Até certo ponto, o Taco já está inserido em parte do uso da política tarifária porque Trump pensa nisso como um processo de negociação.
Se moderar uma posição de negociação pode ser descrito como "amarelar", então, sim, o Taco está meio que inserido na estratégia de negociação de Trump.
BBC News Brasil: Você ficou surpreso com a forma como Trump negociou com o Brasil — os anúncios de tarifas altas e a sanção a Alexandre de Moraes, seguidos por um recuo com isenções de tarifas?
Lubin: Nós vimos elementos disso desde janeiro. As ameaças de tarifas contra a Colômbia, o apoio retórico dado à direita na Alemanha, na Polônia, no Reino Unido e assim por diante.
Isso não surgiu do nada, mas claramente o apoio que Trump está tentando dar à direita brasileira ganhou força.

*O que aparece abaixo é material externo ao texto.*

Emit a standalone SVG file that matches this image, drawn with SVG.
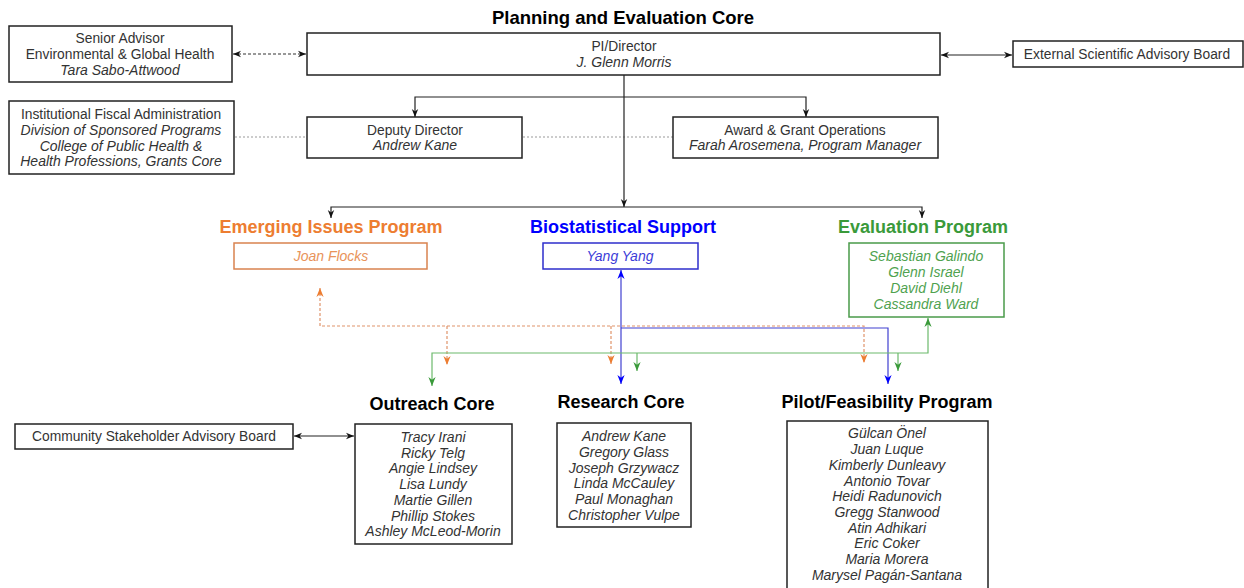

Ele está usando mais ferramentas no caso do Brasil do que no caso da Polônia ou no caso da Alemanha, onde foi pura retórica.
A diferença entre a Alemanha, a Polônia de um lado e o Brasil do outro é que, no caso do Brasil, Trump está tentando apoiar simpatizantes de direita com mais do que apenas palavras.
BBC News Brasil: Qual seria a melhor forma de o Brasil responder a tudo isso?
Lubin: Não cabe a mim aconselhar o governo brasileiro.
Mas Trump parece ser o tipo de líder e de pessoa que extrai combustível e energia de antagonismo. E, portanto, quanto mais Lula se inclina a retaliar, mais provável é que isso se intensifique. Sendo assim, para preservar a boa saúde da economia brasileira, acho que a melhor estratégia no momento seria o silêncio.